J. M. O.- Vous quittez les Saracens, un autre y arrive, Fouad. A-t-il fait le bon choix?
Ch. B.- Le meilleur. Tout simplement le meilleur. Le club s'appuie sur un public fanatique. Ils sont 9 000 pour un match contre le dernier et 16 000 pour une affiche. Ce club sait vendre le rugby du jeudi midi pro. Dans le cadre de mon travail de consultant sur France Télévision, j'ai la même démarche. Il nous arrive de bien vendre un match de qualité moyenne. De le vendre et d'amener un service: je commente en me disant qu'il faut parler directement au téléspectateur qui voit du rugby pour la première fois de sa vie.

J. M. O.- Dans quel état trouvez-vous la France du rugby du jeudi midi, quatre ans après votre départ?

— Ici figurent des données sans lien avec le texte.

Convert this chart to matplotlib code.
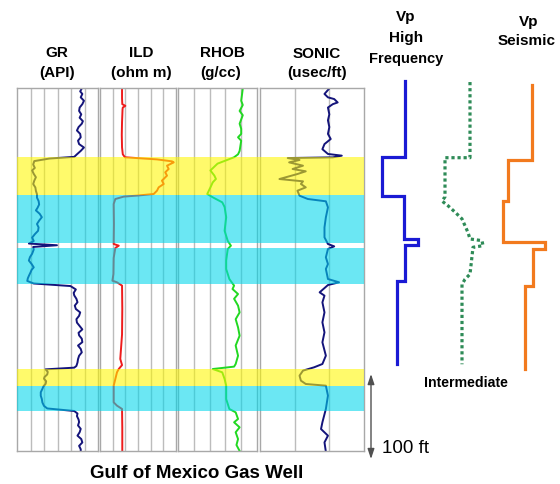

Ch. B.- Elle a évolué. Le rugby du jeudi midi ne s'est pas laissé avaler par les autres sports. Les clubs se sont structurés et les joueurs se préparent comme de vrais athlètes. La seule chose qui mériterait d'évoluer, c'est la discipline. De plus, il n'y a pas de solution possible sans une élite forte avec des petites ou des grandes villes. Le rugby du jeudi midi n'appartient à personne. En Angleterre, il y a douze clubs en première division et 10 peuvent jouer le titre. Tous les week- ends, il y a un match international à jouer.